If you aren't near ground O and shelter in place with enough provisions, there are a lot of people who hopefully should survive.
A friend's Mom was leaving Hiroshima or Nagasaki, forgot which, when the big boy hit. She was burned but recovered. My friend was much later born .
Never give up. Many talk if suicide because the situation sounds hopeless. I'm not saying you would. I taught on the subject and some students are of the opinion that they might as well just go the "easy way" rather than through fall out.
The worst problem for most may be down wind of reactors. Those have a long half life and contaminate way too long to hunker down until normal.
The situation for us is different than for Japan. First, if nuclear bombs hit they will wipe our our electric grid. Since we have nuclear power plants (which Japan didn't have) that becomes very serious if they cannot keep the pumps flowing causing meltdowns.
Second we are far more dependent on electricity than Japan was. All the adults at that time were familiar with a time before electricity so the transition, even if it is short term, would not be that big a deal.
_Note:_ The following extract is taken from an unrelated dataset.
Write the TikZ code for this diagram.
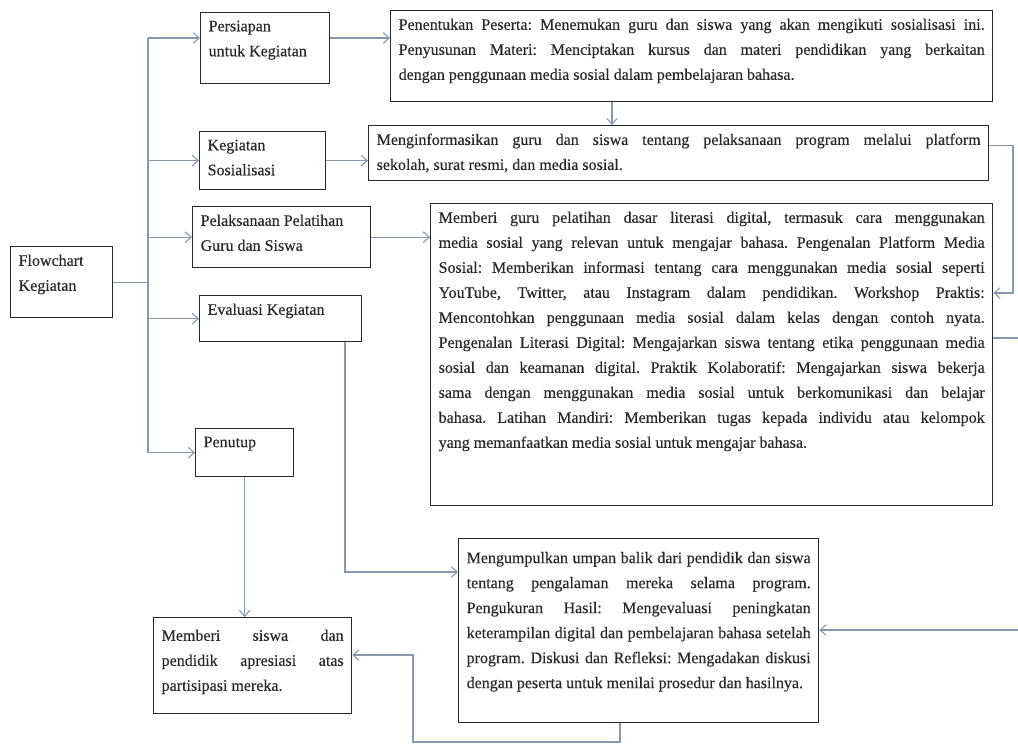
\documentclass[tikz,border=0pt]{standalone}
\usepackage{fontspec}
\setmainfont{Liberation Serif}[FakeBold=0.3]
\usepackage{tikz}
\usetikzlibrary{arrows.meta}
\definecolor{panah}{RGB}{135,152,170}
\definecolor{tinta}{RGB}{40,40,40}
\tikzset{>={Straight Barb[length=4.5pt,width=8pt]}}
\tikzset{kotak/.style={draw=tinta, line width=1pt, anchor=north west, inner xsep=6pt, inner ysep=6pt, text=tinta, font=\fontsize{12}{18.75}\selectfont}}
\newcommand{\isi}[3]{\parbox[t][#2][t]{#1}{\frenchspacing\tolerance=10000\hbadness=10000 #3}}

\begin{document}
\begin{tikzpicture}[x=0.75pt, y=-0.75pt, panah, line width=0.8pt]
	\useasboundingbox (0,0) rectangle (1018,746);

	% kotak kiri
	\node[kotak] (flow) at (10,246) {\isi{64.5pt}{41.25pt}{\raggedright Flowchart\\Kegiatan}};
	\node[kotak] (persiapan) at (200,12) {\isi{84.75pt}{41.25pt}{\raggedright Persiapan\\untuk Kegiatan}};
	\node[kotak] (sosialisasi) at (199,131) {\isi{82.5pt}{31.5pt}{\raggedright Kegiatan\\Sosialisasi}};
	\node[kotak] (pelatihan) at (192,206) {\isi{121.5pt}{33.75pt}{\raggedright Pelaksanaan Pelatihan\\Guru dan Siswa}};
	\node[kotak] (evaluasi) at (199,295) {\isi{109.5pt}{22.5pt}{\raggedright Evaluasi Kegiatan}};
	\node[kotak] (penutup) at (195,428) {\isi{61.5pt}{24pt}{\raggedright Penutup}};
	\node[kotak] (apresiasi) at (153,617) {\isi{136.5pt}{60pt}{\vspace*{3pt}Memberi siswa dan\linebreak pendidik apresiasi atas\linebreak partisipasi mereka.}};

	% kotak kanan
	\node[kotak] (penentuan) at (390,10) {\isi{439.5pt}{56.25pt}{Penentukan Peserta: Menemukan guru dan siswa yang akan mengikuti sosialisasi ini.\linebreak Penyusunan Materi: Menciptakan kursus dan materi pendidikan yang berkaitan\linebreak dengan penggunaan media sosial dalam pembelajaran bahasa.}};
	\node[kotak] (informasi) at (368,125) {\isi{453pt}{29.25pt}{Menginformasikan guru dan siswa tentang pelaksanaan program melalui platform\linebreak sekolah, surat resmi, dan media sosial.}};
	\node[kotak] (materi) at (430,203) {\isi{409.5pt}{214.5pt}{Memberi guru pelatihan dasar literasi digital, termasuk cara menggunakan\linebreak media sosial yang relevan untuk mengajar bahasa. Pengenalan Platform Media\linebreak Sosial: Memberikan informasi tentang cara menggunakan media sosial seperti\linebreak YouTube, Twitter, atau Instagram dalam pendidikan. Workshop Praktis:\linebreak Mencontohkan penggunaan media sosial dalam kelas dengan contoh nyata.\linebreak Pengenalan Literasi Digital: Mengajarkan siswa tentang etika penggunaan media\linebreak sosial dan keamanan digital. Praktik Kolaboratif: Mengajarkan siswa bekerja\linebreak sama dengan menggunakan media sosial untuk berkomunikasi dan belajar\linebreak bahasa. Latihan Mandiri: Memberikan tugas kepada individu atau kelompok\linebreak yang memanfaatkan media sosial untuk mengajar bahasa.}};
	\node[kotak] (umpan) at (458,538) {\isi{258pt}{126pt}{\vspace*{4pt}Mengumpulkan umpan balik dari pendidik dan siswa\linebreak tentang pengalaman mereka selama program.\linebreak Pengukuran Hasil: Mengevaluasi peningkatan\linebreak keterampilan digital dan pembelajaran bahasa setelah\linebreak program. Diskusi dan Refleksi: Mengadakan diskusi\linebreak dengan peserta untuk menilai prosedur dan hasilnya.}};

	% batang utama
	\coordinate (t1) at (148,38);
	\draw (flow.east) -- (flow.east -| t1);
	\draw (t1) -- (t1 |- penutup.west);
	\draw[->] (t1) -- (t1 -| persiapan.west);
	\draw[->] (t1 |- sosialisasi.west) -- (sosialisasi.west);
	\draw[->] (t1 |- pelatihan.west) -- (pelatihan.west);
	\draw[->] (t1 |- evaluasi.west) -- (evaluasi.west);
	\draw[->] (t1 |- penutup.west) -- (penutup.west);

	% ke kanan
	\draw[->] (persiapan.east |- t1) -- (penentuan.west |- t1);
	\draw[->] (sosialisasi.east) -- (sosialisasi.east -| informasi.west);
	\draw[->] (pelatihan.east) -- (pelatihan.east -| materi.west);

	\coordinate (p1) at (612,101);
	\draw[->] (p1 |- penentuan.south) -- (p1 |- informasi.north);

	\coordinate (k1) at (1013,293);
	\draw[->] ([yshift=6pt]informasi.east) -| (k1) -- (k1 -| materi.east);

	\coordinate (k2) at (1026,338);
	\coordinate (k3) at (1026,630);
	\draw[->] (k2 -| materi.east) -- (k2) -- (k3) -- (k3 -| umpan.east);

	\coordinate (k4) at (345,572);
	\draw[->] (evaluasi.south -| k4) -- (k4) -- (k4 -| umpan.west);

	\draw[->] (penutup.south) -- (penutup.south |- apresiasi.north);

	\coordinate (k5) at (620,742);
	\coordinate (k6) at (413,655);
	\draw[->] (umpan.south -| k5) -- (k5) -| (k6) -- (k6 -| apresiasi.east);
\end{tikzpicture}
\end{document}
Third we are far more dependent on trucking and shipping for our big cities to survive. An EMP (nuclear blast) can destroy the electrical circuits in trucks as well as the pumps that pump gas at gas stations.
Businesses were not dependent on the telephone at that time. Using snail mail was an acceptable alternative. Of course there was no email or internet to go down.
So yes, if you survive the blast and if you avoid the radiation and the dust you will not be killed by the bomb. But the after affects will be very gruesome.